I would say it's technically correct, though usually used in a slightly less literal meaning, i.e. about about following what someone is saying rather than about following someone around. Then again, I guess the Danish sentence can also mean that, though it probably does less commonly.
I don't have a question with this sentence. I have a question about completing Duo lessons on my phone when I have no access to the letters which are not on the American phone keyboards. It seems that no alternatives are accepted in Danish--for example for the letter o with the /. So I can go through an entire lesson, spending the time on it and then because of ONE sentence must quit and I lose the completion of the lesson. However, when I do French, German, and Spanish Duolingo lessons, alternatives for the letters that are not in English are accepted. This is extremely frustrating. Are there any solutions?
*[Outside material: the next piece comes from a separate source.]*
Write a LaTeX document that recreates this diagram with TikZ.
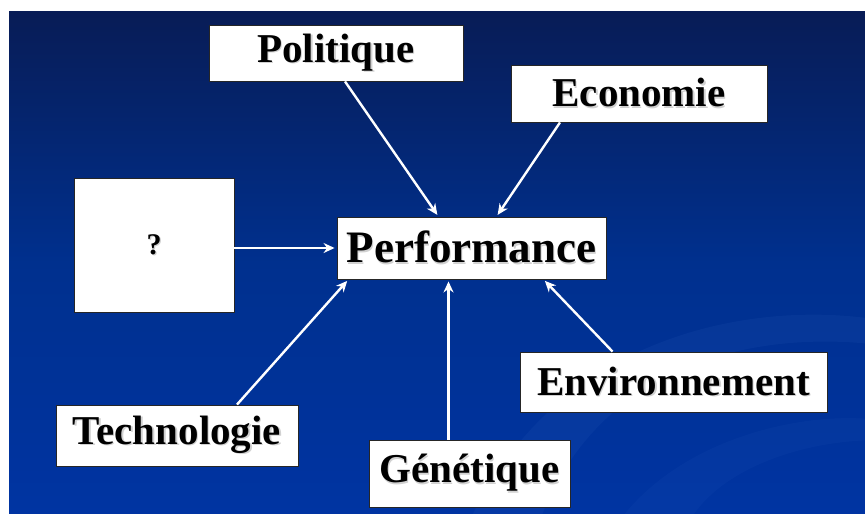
\documentclass[tikz,border=0pt]{standalone}
\usepackage{fontspec}
\setmainfont{Liberation Serif}
\usetikzlibrary{arrows.meta,calc}
\definecolor{navytop}{RGB}{8,28,86}
\definecolor{navymid}{RGB}{0,48,142}
\definecolor{navybot}{RGB}{0,52,162}
\definecolor{swoosh}{RGB}{60,110,200}
% label text with a soft drop shadow
\newcommand{\shadowtext}[1]{\makebox[0pt][l]{\hspace{1.3pt}\raisebox{-1.3pt}{\color{black!18}#1}}#1}
\tikzset{
  factor/.style={draw=black!85, line width=0.9pt, fill=white, inner sep=0pt,
    font=\fontsize{41}{41}\selectfont\bfseries, text=black},
  link/.style={draw=white, line width=2.4pt, -{Stealth[length=11pt,width=10pt]}, shorten >=2pt}
}
\begin{document}
\begin{tikzpicture}[x=1pt,y=-1pt]
\useasboundingbox (0,0) rectangle (865,514);
\fill[white] (0,0) rectangle (865,514);
% backdrop
\shade[top color=navytop, bottom color=navybot, middle color=navymid] (9,11) rectangle (865,514);
\begin{scope}
\clip (9,11) rectangle (865,514);
\fill[swoosh, opacity=0.10] (470,520) .. controls (560,330) and (760,300) .. (880,320)
  -- (880,345) .. controls (760,330) and (600,360) .. (540,520) -- cycle;
\fill[swoosh, opacity=0.08] (620,520) .. controls (680,440) and (800,410) .. (880,420)
  -- (880,440) .. controls (800,440) and (720,470) .. (690,520) -- cycle;
\end{scope}
% factor boxes
\node[factor, minimum width=254pt, minimum height=56pt] (pol) at (336,53) {\shadowtext{Politique}};
\node[factor, minimum width=256pt, minimum height=57pt] (eco) at (639,93.5) {\shadowtext{Economie}};
\node[factor, minimum width=160pt, minimum height=134pt, font=\fontsize{30}{30}\selectfont\bfseries] (unk) at (154,245) {\shadowtext{?}};
\node[factor, minimum width=269pt, minimum height=62pt, font=\fontsize{45}{45}\selectfont\bfseries] (perf) at (471.5,248) {\shadowtext{Performance}};
\node[factor, minimum width=242pt, minimum height=61pt] (tech) at (177,435.5) {\shadowtext{Technologie}};
\node[factor, minimum width=307pt, minimum height=60pt] (env) at (673.5,382) {\shadowtext{Environnement}};
\node[factor, minimum width=201pt, minimum height=67pt] (gen) at (469.5,473.5) {\shadowtext{Génétique}};
% influences on performance
\draw[link] ([xshift=9pt]pol.south) -- ([xshift=-33pt]perf.north);
\draw[link] ([xshift=-79pt]eco.south) -- ([xshift=25pt]perf.north);
\draw[link] (unk.east |- perf.west) -- (perf.west);
\draw[link] ([xshift=60pt]tech.north) -- ([xshift=-123pt]perf.south);
\draw[link] ([xshift=-21pt]gen.north) -- ([xshift=-21pt]gen.north |- perf.south);
\draw[link] ([xshift=-61pt]env.north) -- ([xshift=72pt]perf.south);
\end{tikzpicture}
\end{document}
Most mobile keyboards actually have special characters. For example, long-press the a and you will likely find yourself with a submenu including both æ and å. Long-press the o and you should find the ø. Many more special characters can be found this way on at least Android's default keyboard, but probably also on the iPhone as well as older Android versions and less common platforms.
If not, then you can probably set up the option to switch between the American and the Danish keyboard on the fly. But again, this is from my experience with Android's default keyboard, so not 100% sure about other platforms.
That's all I can think of for now. Hope you manage to figure it out, good luck!